_STATED PROBLEM:_ Identify all lines in the data containing the string "LaTeX". Copy them out.

.....

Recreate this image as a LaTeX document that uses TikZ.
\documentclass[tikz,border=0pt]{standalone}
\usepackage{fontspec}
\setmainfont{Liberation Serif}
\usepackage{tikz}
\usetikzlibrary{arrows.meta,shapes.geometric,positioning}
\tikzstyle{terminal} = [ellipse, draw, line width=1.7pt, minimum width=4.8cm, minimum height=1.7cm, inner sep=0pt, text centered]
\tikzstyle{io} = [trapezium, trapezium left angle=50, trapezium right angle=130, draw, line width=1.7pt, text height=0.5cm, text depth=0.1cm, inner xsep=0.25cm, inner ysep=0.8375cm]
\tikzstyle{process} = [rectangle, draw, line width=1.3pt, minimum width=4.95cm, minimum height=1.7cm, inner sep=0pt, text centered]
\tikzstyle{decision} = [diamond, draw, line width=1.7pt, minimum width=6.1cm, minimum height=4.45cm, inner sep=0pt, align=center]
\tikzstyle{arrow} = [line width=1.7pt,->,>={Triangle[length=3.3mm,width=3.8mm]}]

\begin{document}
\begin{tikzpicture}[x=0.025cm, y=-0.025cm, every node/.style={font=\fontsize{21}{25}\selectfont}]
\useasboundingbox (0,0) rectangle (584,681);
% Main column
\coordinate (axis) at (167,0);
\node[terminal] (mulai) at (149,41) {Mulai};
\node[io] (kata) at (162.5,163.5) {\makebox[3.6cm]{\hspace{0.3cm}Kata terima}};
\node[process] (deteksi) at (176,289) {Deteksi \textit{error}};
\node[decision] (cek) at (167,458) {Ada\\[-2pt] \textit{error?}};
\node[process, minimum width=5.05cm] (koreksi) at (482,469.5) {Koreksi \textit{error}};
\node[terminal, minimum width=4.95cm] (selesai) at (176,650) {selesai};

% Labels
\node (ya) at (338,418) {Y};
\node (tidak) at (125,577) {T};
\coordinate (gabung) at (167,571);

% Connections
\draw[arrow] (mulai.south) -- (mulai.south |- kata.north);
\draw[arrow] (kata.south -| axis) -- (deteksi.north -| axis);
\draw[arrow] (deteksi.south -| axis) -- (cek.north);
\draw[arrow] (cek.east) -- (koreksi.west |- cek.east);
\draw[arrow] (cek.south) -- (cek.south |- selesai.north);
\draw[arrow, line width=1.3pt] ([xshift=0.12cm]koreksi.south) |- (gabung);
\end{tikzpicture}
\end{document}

.....

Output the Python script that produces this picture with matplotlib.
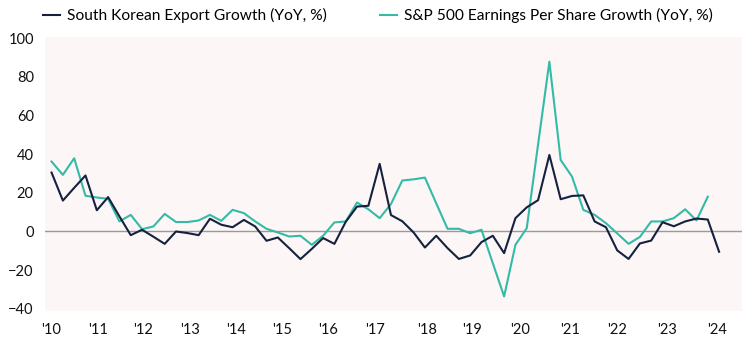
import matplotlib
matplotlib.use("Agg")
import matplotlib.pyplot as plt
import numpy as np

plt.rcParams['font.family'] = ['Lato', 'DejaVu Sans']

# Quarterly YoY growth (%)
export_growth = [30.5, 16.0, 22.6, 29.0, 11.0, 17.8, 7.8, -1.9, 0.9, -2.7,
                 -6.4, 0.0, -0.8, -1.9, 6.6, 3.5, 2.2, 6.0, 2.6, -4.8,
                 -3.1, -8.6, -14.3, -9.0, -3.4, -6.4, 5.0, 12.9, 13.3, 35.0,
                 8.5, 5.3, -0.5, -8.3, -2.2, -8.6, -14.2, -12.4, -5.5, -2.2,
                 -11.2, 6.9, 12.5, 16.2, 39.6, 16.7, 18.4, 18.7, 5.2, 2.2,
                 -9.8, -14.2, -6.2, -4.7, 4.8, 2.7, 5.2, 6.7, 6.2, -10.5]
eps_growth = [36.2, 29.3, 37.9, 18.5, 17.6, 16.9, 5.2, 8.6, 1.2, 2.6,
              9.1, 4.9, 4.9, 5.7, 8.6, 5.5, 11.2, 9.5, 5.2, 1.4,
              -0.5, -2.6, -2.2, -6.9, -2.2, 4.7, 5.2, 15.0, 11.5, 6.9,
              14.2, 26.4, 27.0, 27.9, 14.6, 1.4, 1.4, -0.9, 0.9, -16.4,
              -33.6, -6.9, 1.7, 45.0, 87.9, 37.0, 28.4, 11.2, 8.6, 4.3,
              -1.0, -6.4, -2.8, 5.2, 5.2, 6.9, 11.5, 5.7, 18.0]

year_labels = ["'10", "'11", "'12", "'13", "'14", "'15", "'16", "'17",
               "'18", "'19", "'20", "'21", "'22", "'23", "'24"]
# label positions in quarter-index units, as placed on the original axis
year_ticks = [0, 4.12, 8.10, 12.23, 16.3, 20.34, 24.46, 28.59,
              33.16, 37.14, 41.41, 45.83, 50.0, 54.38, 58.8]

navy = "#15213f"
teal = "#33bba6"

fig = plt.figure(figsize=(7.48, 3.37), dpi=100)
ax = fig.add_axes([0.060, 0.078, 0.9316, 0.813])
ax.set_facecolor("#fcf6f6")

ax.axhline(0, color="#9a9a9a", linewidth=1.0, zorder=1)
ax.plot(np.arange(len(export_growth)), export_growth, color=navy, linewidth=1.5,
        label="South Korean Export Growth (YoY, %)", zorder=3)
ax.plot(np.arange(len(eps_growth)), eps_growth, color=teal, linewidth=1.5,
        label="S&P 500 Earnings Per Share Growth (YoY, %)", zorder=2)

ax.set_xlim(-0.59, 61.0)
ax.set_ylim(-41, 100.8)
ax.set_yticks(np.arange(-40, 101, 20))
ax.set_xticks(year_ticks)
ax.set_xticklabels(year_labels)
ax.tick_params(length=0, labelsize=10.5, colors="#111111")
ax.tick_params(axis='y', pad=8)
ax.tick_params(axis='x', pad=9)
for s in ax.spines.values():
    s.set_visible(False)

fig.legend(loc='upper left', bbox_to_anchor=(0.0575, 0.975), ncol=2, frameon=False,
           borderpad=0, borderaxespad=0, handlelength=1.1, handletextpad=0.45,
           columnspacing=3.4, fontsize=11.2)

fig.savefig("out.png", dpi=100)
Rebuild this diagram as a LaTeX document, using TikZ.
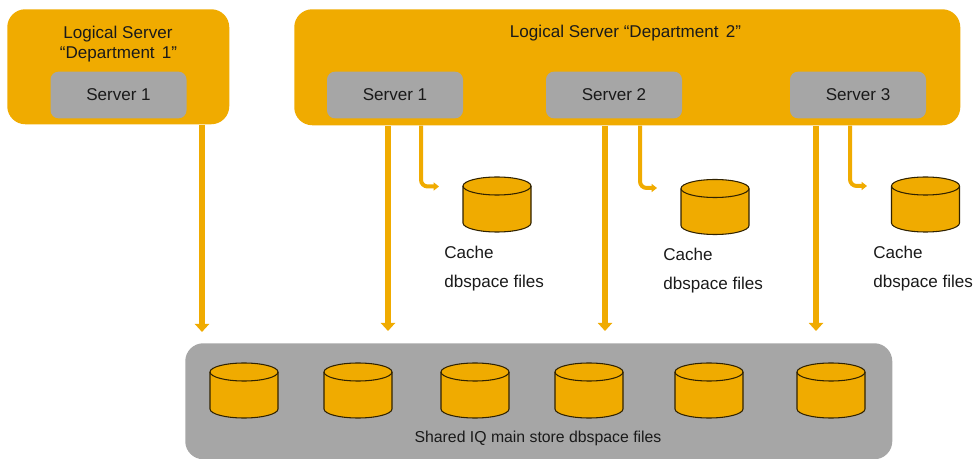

.....

_EXPECTED ANSWER:_
Recreate this image as a LaTeX document that uses TikZ.
Rebuild this diagram as a LaTeX document, using TikZ.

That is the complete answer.